5.1. poptorch.DataLoader

Poptorch provides a thin wrapper around the traditional torch.utils.data.DataLoader to abstract away some of the batch sizes calculations. If poptorch.DataLoader is used in a distributed execution environment, it will ensure that each process uses a different subset of the dataset.

If you set the DataLoader batch_size to more than 1 then each operation in the model will process that number of elements at any given time.

See below for usage example.

5.2. poptorch.AsynchronousDataAccessor

To reduce host overhead you can offload the data loading process to a separate thread by specifying mode=poptorch.DataLoaderMode.Async in the DataLoader constructor. Internally this uses an AsynchronousDataAccessor. Doing this allows you to reduce the host/IPU communication overhead by using the time that the IPU is running to load the next batch on the CPU. This means that when the IPU is finished executing and returns to host the data will be ready for the IPU to pull in again.

Listing 5.1 Use of AsynchronousDataAccessor

    opts = poptorch.Options()
    opts.deviceIterations(device_iterations)
    opts.replicationFactor(replication_factor)

    loader = poptorch.DataLoader(opts,
                                 ExampleDataset(shape=shape,
                                                length=num_tensors),
                                 batch_size=batch_size,
                                 num_workers=num_workers,
                                 mode=poptorch.DataLoaderMode.Async)

    poptorch_model = poptorch.inferenceModel(model, opts)

    for it, (data, _) in enumerate(loader):
        out = poptorch_model(data)

Warning

AsynchronousDataAccessor makes use of the Python multiprocessing module’s spawn start method. Consequently, the entry point of a program that uses it must be guarded by a if __name__ == '__main__': block to avoid endless recursion. The dataset used must also be picklable. For more information, please see https://docs.python.org/3/library/multiprocessing.html#the-spawn-and-forkserver-start-methods.

Warning

Tensors being iterated over using an AsynchronousDataAccessor use shared memory. You must clone tensors at each iteration if you wish to keep their references outside of each iteration.

Consider the following example:

predictions, labels = [], []

for data, label in dataloader:
    predictions += poptorch_model(data)
    labels += label

The predictions list will be correct because it’s producing a new tensor from the inputs. However, The list labels will contain identical references. This line would need to be replaced with the following:

labels += label.detach().clone()

5.3. poptorch.Options.deviceIterations

If you set deviceIterations() to more than 1 then you are telling PopART to execute that many batches in sequence.

Essentially, it is the equivalent of launching the IPU in a loop over that number of batches.

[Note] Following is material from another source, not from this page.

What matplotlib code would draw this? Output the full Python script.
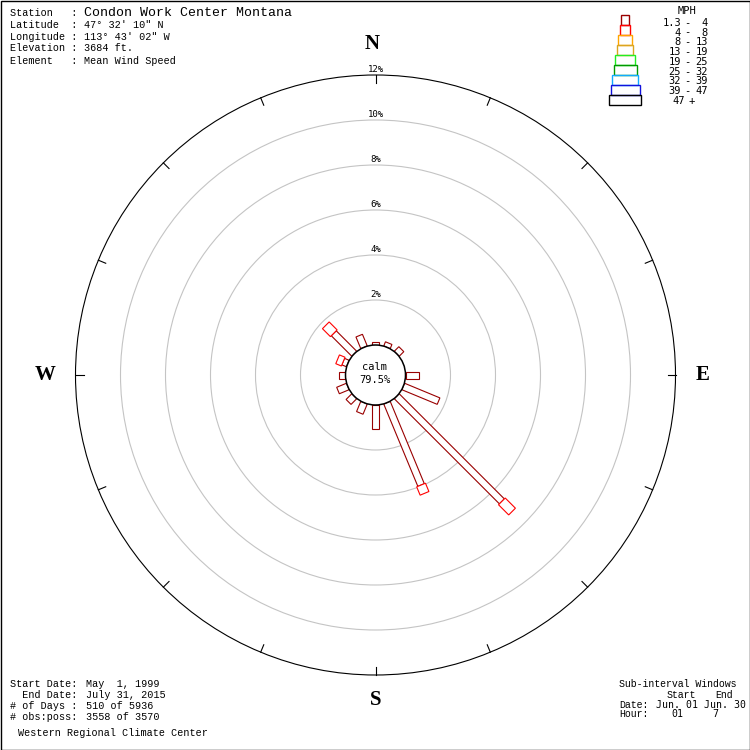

This is efficient because that loop runs on the IPU directly.

Listing 5.2 Use of device iterations and batch size

from functools import reduce
from operator import mul

import torch
import poptorch


class ExampleModelWithLoss(torch.nn.Module):
    def __init__(self, data_shape, num_classes):
        super().__init__()

        self.fc = torch.nn.Linear(reduce(mul, data_shape), num_classes)
        self.loss = torch.nn.CrossEntropyLoss()

    def forward(self, x, target=None):
        reshaped = x.reshape([x.shape[0], -1])
        fc = self.fc(reshaped)

        if target is not None:
            return fc, self.loss(fc, target)
        return fc


class ExampleDataset(torch.utils.data.Dataset):
    def __init__(self, shape, length):
        super().__init__()
        self._shape = shape
        self._length = length

        self._all_data = []
        self._all_labels = []

        torch.manual_seed(0)
        for _ in range(length):
            label = 1 if torch.rand(()) > 0.5 else 0
            data = torch.rand(self._shape) + label
            data[0] = -data[0]
            self._all_data.append(data)
            self._all_labels.append(label)

    def __len__(self):
        return self._length

    def __getitem__(self, index):
        return self._all_data[index], self._all_labels[index]


def example():
    # Set the batch size in the conventional sense of being the size that
    # runs through an operation in the model at any given time
    model_batch_size = 2

    # Create a poptorch.Options instance to override default options
    opts = poptorch.Options()

    # Run a 100 iteration loop on the IPU, fetching a new batch each time
    opts.deviceIterations(100)

    # Set up the DataLoader to load that much data at each iteration
    training_data = poptorch.DataLoader(opts,
                                        dataset=ExampleDataset(shape=[3, 2],
                                                               length=10000),
                                        batch_size=model_batch_size,
                                        shuffle=True,
                                        drop_last=True)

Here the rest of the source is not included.